Meines ist ein Sessel, den eine Polsterin vor einem Jahr in einem alten Holzgestell wieder aufgepolstert hat. Wunderbar, um abends zu entspannen. Und staunend zu genießen, wie in ein schon ausrangiertes Möbel neues Leben eingehaucht werden kann. Ich hoffe schon, dass ich diesem Möbel immer wieder genügend Zeit widmen kann.

Auch Jesus hatte ein Lieblingsmöbel. Sein Lieblingsmöbel ist der runde Tisch. Zumindest symbolisch. Tische, wie wir sie heute kennen, gabs damals ja noch nicht. Meist saß man gemeinsam im Kreis auf dem Boden.  Was man miteinander essen und genießen wollte, stand in der Mitte. Die Pflege solcher Tischgemeinschaft wurde zu einem Markenzeichen von Jesus. So oft ist er mit ganz unterschiedlichen Menschen auf diese Weise zusammengesessen, dass er in manchen Kreisen als „Fresser und Weinsäufer“ verschrien war. Dabei ging es ihm um etwas ganz anderes. Er hat auf diese Weise nämlich Menschen in seinen Kreis, an seinen Tisch geholt, für die an anderen „Tischen“ kaum Platz war. Zolleinnehmer, die mit der verhassten römischen Besatzungsmacht zusammengearbeitet haben. Prostituierte, mit denen man den öffentlichen Kontakt lieber vermieden hat.  

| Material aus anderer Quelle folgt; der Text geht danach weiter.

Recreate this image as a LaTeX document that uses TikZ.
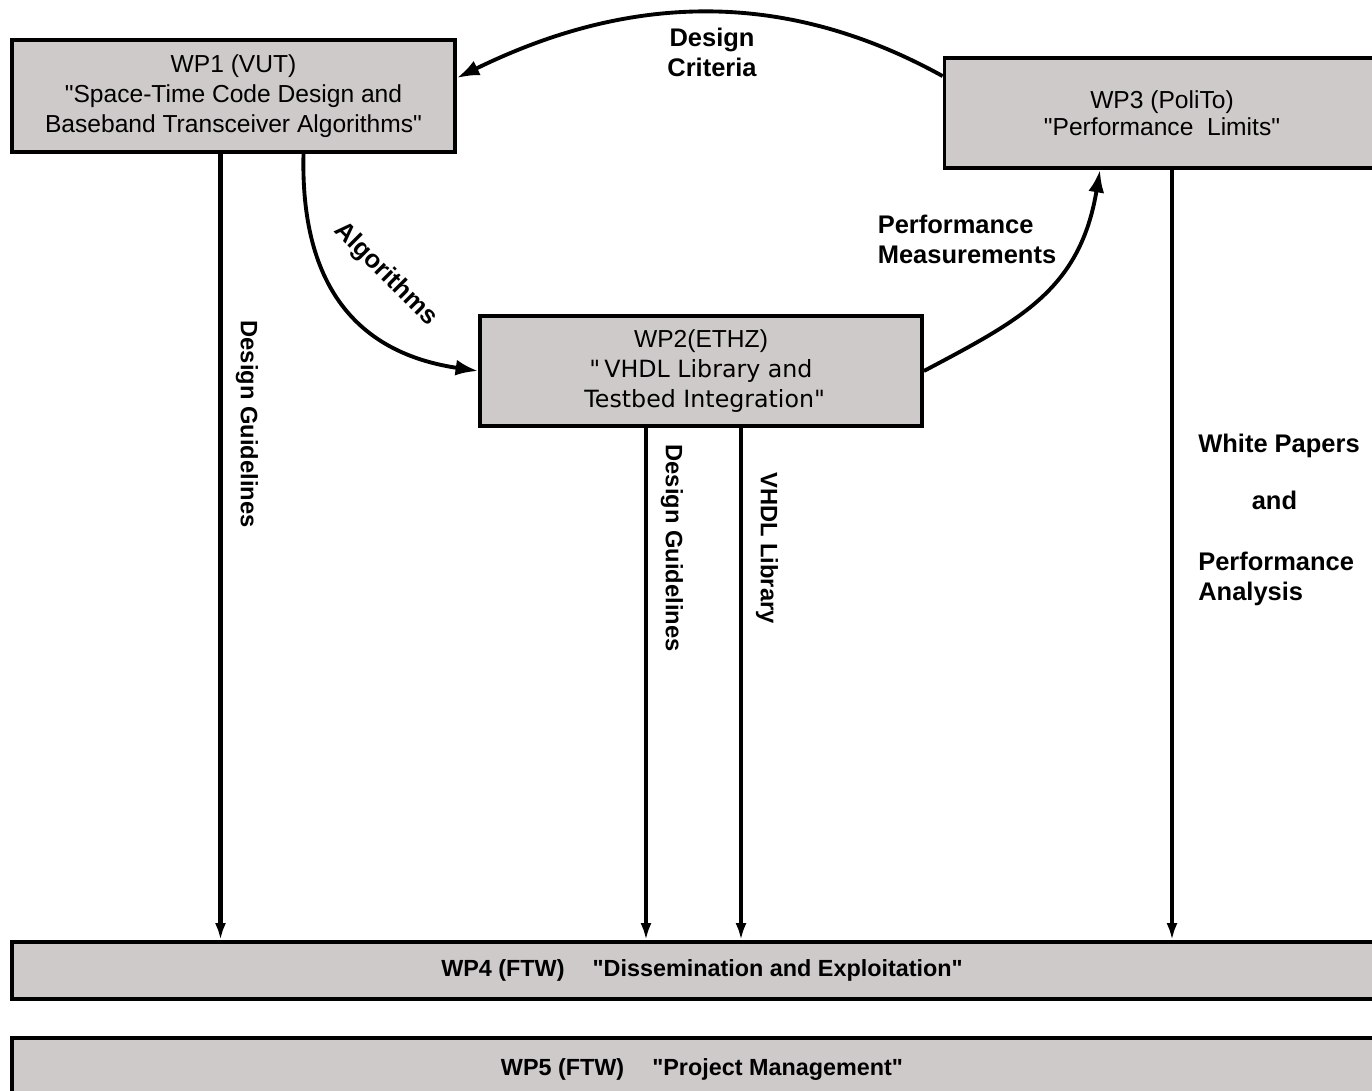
\documentclass[tikz,border=0pt]{standalone}
\usepackage{fontspec}
\setmainfont{Liberation Sans}
\newfontfamily\wpfont{DejaVu Sans}
\usepackage{tikz}
\usetikzlibrary{calc}
\usetikzlibrary{arrows.meta,positioning}
\definecolor{black}{RGB}{0,0,0}
\definecolor{boxgrey}{RGB}{206,202,202}
\newcommand{\qq}{\textquotedbl}
\tikzset{
  wpbox/.style={draw=black, fill=boxgrey, line width=2.2pt, rectangle, inner sep=0pt, align=center, font=\fontsize{14}{17}\selectfont},
  barbox/.style={draw=black, fill=boxgrey, line width=2.2pt, rectangle, inner sep=0pt, minimum width=27.6cm, font=\bfseries\fontsize{13.3}{16}\selectfont},
  flow/.style={line width=2.4pt, -{Latex[length=0.34cm,width=0.22cm]}},
  curveflow/.style={line width=2.2pt, -{Latex[length=0.45cm,width=0.32cm]}},
  lbl/.style={font=\bfseries\fontsize{14.5}{17}\selectfont, inner sep=0pt},
  sidelbl/.style={font=\bfseries\fontsize{13.5}{16}\selectfont, inner sep=0pt, rotate=-90}
}

\begin{document}
\begin{tikzpicture}[x=0.02cm,y=-0.02cm]
\clip (0,0) rectangle (1372,1091);

%work packages
\node [wpbox,minimum width=8.86cm,minimum height=2.24cm] (wp1) at (233.5,96) {WP1 (VUT)\\\qq Space-Time Code Design and\\Baseband Transceiver Algorithms\qq};

\node [wpbox,minimum width=8.7cm,minimum height=2.2cm,font=\fontsize{14}{15.5}\selectfont] (wp3) at (1162,113) {WP3 (PoliTo)\\\qq Performance\ \ Limits\qq};

\node [wpbox,minimum width=8.84cm,minimum height=2.2cm] (wp2) at (701,371) {WP2(ETHZ)\\{\wpfont\fontsize{13.5}{17}\selectfont \qq\,VHDL Library and}\\{\wpfont\fontsize{13.5}{17}\selectfont \ Testbed Integration\qq}};

\node [barbox,minimum height=1.14cm] (wp4) at (702,970.5) {WP4 (FTW)\hspace{1.2em}\qq Dissemination and Exploitation\qq};

\node [barbox,minimum height=1.24cm] (wp5) at (702,1069) {WP5 (FTW)\hspace{1.2em}\qq Project Management\qq};

%curved links
\draw [curveflow] ($(wp3.north west)+(0,20)$) .. controls (760,-25) and (600,8) .. ($(wp1.east)+(0,-18)$);
\draw [curveflow] ($(wp1.south)+(70,0)$) .. controls (300,300) and (370,355) .. (wp2.west);
\draw [curveflow] (wp2.east) .. controls (1020,320) and (1080,290) .. ($(wp3.south)+(-62,0)$);

%down to WP4
\draw [flow] ($(wp1.south)+(-13,0)$) coordinate (d1) -- (d1 |- wp4.north);
\draw [flow] ($(wp2.south)+(-55,0)$) coordinate (d2) -- (d2 |- wp4.north);
\draw [flow] ($(wp2.south)+(40,0)$) coordinate (d3) -- (d3 |- wp4.north);
\draw [flow] ($(wp3.south)+(10,0)$) coordinate (d4) -- (d4 |- wp4.north);

%labels
\node [lbl,align=center] (crit) at (712,52) {Design\\Criteria};
\node [lbl,rotate=-45] (alg) at (386,274) {Algorithms};
\node [lbl,align=left] (meas) at (967,239) {Performance\\Measurements};
\node [sidelbl] (guide1) at (247,424) {Design Guidelines};
\node [sidelbl] (guide2) at (672,548) {Design Guidelines};
\node [sidelbl] (vhdl) at (767,548) {VHDL Library};
\node [lbl,align=left] (papers) at (1279,520) {White Papers\\[15pt]\hspace*{2.1em}and\\[18pt]Performance\\Analysis};

\end{tikzpicture}
\end{document}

Wenn Jesus den Menschen ein positives Bild von der Zukunft vor Augen stellen wollte, dann sah das genau so aus: Alle Menschen versammeln sich gemeinsam um einen Tisch. Ohne Unterschied. Ohne oben und unten. „Hört, wie ich mir Gottes neue Welt vorstelle, sagt er einmal: Sie werden kommen von Osten und von Westen, von Norden und Süden, die zu Tische sitzen werden im Reich Gottes.“ (Lukas 13,29)

Gemeinsam entspannt am Tisch Gottes sitzen. Das ist eine schöne Vorstellung. Und vielleicht liege ich am Ende mit meinem neuen Sessel da gar nicht so schlecht.  Er lädt nicht nur ein zum Entspannen. Er passt auch wunderbar an jeden runden Tisch. Und lässt mich so jedes Mal schon im Voraus etwas vom Reich Gottes kosten.